Inouye then left the hearing and handed the gavel to Ensign, a member of the committee. Ensign presided over questioning of the government witnesses, who included officials from the Transportation Department and the Nuclear Regulatory Commission.

Sproat said that the earliest shipping could begin is 2020 " the department's current best-case opening date for Yucca Mountain " because the Energy Department needs approval from the Nuclear Regulatory Commission to do it.

The commission is weighing whether to grant the Energy Department a license to open the dump.

Michael Weber, director of the commission's Office of Nuclear Material Safety and Safeguards, acknowledged under questioning from Ensign that the casks planned to transport the waste had not been subjected to physical testing to show whether they could survive a severe accident, such as a terrorist attack or plane crash.

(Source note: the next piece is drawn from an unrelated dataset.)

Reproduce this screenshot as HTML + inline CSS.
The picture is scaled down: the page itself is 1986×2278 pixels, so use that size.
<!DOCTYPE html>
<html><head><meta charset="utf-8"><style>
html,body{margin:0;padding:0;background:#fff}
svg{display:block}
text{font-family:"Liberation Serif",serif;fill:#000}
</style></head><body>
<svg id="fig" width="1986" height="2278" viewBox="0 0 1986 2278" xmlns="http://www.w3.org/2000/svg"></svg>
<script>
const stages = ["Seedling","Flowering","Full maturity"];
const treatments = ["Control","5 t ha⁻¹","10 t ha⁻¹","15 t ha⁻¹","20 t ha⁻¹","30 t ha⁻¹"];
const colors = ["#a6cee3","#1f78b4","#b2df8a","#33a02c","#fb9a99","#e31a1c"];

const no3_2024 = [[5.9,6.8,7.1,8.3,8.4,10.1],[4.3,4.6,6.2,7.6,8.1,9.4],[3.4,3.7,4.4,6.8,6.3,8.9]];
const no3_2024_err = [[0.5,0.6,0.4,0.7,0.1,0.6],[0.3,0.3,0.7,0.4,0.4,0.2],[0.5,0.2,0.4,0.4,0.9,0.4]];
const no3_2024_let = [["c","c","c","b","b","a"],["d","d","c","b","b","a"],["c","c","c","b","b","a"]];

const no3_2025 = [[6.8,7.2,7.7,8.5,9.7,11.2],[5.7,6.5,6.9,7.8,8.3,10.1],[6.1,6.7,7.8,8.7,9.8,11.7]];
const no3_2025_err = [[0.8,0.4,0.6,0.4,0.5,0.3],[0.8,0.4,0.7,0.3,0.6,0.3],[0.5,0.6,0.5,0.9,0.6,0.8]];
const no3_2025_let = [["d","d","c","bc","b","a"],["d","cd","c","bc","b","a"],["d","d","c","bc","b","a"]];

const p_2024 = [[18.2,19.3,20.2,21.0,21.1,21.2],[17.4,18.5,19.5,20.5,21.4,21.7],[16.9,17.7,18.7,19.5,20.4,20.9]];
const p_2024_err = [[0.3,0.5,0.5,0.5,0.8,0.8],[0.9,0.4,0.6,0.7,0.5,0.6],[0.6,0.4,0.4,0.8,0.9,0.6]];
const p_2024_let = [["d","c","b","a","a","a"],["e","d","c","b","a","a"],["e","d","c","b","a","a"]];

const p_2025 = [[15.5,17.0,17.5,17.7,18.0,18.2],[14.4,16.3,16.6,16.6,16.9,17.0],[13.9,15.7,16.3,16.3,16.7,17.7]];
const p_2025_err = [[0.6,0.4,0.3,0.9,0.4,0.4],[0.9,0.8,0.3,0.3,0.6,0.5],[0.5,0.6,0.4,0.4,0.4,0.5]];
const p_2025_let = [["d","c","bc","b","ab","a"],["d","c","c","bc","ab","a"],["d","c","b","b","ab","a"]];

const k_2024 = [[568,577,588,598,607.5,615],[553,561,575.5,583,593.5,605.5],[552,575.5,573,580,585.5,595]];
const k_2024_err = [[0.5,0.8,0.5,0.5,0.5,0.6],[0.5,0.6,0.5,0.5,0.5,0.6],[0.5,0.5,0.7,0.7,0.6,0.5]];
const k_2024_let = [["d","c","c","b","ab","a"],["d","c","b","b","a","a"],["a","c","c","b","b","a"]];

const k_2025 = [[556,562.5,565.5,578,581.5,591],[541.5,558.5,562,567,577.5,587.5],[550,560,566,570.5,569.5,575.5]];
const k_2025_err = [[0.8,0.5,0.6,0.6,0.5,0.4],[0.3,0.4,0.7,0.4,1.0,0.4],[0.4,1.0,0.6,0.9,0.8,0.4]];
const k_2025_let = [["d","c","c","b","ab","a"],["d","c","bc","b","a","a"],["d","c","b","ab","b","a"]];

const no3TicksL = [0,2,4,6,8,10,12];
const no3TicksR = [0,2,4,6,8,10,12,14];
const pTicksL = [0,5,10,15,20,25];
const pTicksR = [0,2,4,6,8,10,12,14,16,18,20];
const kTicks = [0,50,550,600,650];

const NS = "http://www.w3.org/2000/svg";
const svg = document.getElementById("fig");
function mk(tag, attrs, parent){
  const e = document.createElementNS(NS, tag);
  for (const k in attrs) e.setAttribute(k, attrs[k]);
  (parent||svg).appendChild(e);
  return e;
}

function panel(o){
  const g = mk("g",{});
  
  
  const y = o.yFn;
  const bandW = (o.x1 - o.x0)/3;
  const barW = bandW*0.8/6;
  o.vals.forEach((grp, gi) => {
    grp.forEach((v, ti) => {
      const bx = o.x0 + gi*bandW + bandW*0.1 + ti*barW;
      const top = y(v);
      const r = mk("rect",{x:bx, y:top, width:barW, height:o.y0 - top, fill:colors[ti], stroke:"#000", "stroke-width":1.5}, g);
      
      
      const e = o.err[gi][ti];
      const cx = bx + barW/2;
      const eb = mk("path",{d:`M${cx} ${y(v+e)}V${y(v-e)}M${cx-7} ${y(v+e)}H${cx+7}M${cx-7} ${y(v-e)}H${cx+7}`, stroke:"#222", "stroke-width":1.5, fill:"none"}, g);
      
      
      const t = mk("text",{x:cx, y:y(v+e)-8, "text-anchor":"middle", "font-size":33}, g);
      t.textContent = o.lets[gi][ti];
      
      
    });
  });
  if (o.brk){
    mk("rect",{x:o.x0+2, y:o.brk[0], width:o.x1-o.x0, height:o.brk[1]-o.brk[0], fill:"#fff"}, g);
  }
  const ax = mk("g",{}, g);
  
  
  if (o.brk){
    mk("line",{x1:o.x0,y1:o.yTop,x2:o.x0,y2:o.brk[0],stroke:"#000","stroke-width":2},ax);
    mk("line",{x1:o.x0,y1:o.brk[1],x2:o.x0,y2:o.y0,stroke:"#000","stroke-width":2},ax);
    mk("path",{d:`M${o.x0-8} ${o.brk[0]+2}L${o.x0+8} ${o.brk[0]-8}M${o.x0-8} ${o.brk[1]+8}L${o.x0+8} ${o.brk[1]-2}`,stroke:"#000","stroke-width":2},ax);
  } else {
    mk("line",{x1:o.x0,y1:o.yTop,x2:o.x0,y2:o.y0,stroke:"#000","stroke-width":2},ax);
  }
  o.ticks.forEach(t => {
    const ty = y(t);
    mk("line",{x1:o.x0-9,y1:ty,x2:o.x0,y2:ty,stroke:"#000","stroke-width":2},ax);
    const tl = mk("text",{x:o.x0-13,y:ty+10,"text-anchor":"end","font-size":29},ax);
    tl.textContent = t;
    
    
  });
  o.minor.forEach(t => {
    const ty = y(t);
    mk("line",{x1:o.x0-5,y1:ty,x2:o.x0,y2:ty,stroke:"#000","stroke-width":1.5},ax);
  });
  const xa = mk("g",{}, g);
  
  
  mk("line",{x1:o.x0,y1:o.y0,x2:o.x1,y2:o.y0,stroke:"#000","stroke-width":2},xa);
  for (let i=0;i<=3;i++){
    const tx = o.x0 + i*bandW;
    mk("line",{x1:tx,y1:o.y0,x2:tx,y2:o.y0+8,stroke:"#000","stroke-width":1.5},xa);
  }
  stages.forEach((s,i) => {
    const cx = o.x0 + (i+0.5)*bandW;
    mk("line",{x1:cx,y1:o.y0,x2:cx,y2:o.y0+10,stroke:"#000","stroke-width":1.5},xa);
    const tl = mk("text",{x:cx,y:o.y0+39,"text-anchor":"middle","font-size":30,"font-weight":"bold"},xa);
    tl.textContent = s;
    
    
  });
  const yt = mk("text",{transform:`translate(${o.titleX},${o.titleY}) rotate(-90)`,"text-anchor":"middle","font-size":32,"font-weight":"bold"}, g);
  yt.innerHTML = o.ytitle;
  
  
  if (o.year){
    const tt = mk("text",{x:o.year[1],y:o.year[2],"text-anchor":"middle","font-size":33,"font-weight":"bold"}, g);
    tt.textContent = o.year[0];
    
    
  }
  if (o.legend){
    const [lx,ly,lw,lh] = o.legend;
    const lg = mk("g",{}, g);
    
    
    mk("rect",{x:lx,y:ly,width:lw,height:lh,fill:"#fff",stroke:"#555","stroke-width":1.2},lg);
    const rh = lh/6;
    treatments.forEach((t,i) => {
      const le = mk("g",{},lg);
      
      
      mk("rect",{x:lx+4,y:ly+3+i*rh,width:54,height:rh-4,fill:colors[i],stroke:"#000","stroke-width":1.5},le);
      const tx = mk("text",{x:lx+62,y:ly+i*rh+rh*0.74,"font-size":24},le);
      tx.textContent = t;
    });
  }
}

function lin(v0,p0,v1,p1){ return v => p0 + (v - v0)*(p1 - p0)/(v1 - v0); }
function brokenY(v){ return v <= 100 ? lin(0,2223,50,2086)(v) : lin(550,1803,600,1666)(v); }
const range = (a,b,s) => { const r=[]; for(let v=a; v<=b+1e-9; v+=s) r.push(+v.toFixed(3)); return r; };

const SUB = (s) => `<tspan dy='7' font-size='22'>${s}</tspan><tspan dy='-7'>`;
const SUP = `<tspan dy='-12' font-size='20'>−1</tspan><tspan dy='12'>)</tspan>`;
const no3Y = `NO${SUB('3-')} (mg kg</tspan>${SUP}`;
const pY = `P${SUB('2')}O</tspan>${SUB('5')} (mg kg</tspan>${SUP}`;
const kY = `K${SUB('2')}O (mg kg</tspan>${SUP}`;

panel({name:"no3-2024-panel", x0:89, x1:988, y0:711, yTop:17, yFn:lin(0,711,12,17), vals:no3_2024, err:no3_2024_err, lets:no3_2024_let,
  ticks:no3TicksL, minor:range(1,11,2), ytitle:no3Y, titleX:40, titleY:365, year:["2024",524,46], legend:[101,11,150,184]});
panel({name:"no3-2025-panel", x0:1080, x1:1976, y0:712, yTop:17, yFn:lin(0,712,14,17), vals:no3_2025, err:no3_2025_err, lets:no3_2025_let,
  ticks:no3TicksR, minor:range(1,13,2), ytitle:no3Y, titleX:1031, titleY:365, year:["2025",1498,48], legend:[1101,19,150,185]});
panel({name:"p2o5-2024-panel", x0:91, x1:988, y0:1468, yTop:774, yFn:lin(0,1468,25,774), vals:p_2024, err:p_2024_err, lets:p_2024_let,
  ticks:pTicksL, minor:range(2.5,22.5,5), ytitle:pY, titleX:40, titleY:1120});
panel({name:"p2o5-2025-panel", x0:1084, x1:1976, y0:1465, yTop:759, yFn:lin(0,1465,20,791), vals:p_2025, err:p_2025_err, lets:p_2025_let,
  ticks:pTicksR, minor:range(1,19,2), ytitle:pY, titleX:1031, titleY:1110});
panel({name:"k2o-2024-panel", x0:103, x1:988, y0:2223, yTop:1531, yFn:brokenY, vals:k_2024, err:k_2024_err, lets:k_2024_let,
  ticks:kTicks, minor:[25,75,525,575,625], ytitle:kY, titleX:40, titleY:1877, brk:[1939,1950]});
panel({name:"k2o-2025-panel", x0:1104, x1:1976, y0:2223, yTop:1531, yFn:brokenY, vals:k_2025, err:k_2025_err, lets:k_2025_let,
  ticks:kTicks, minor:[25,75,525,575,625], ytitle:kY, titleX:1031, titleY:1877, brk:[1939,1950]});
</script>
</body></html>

Computer modeling has been used and the casks have been shown to be safe, Weber said.

Reid and Ensign said the government should require older, cooler spent fuel to be shipped first.

Sproat said all shipments would be accompanied by armed guards and monitored via satellite, and most would be done on dedicated trains.

He said the department needs about 150 "transportation, aging and deposit" canisters, each weighing about 180 tons.

The period for shipping waste to the repository could span up to 50 years, with 190 to 317 rail casks shipped each year on trains carrying three to five casks, according to the Energy Department Web site.

Commercial power reactors have about 64,000 tons of used reactor fuel at power plants in 33 states awaiting shipment to Yucca Mountain, with the amount growing at the rate of 2,000 tons a year, according to the industry.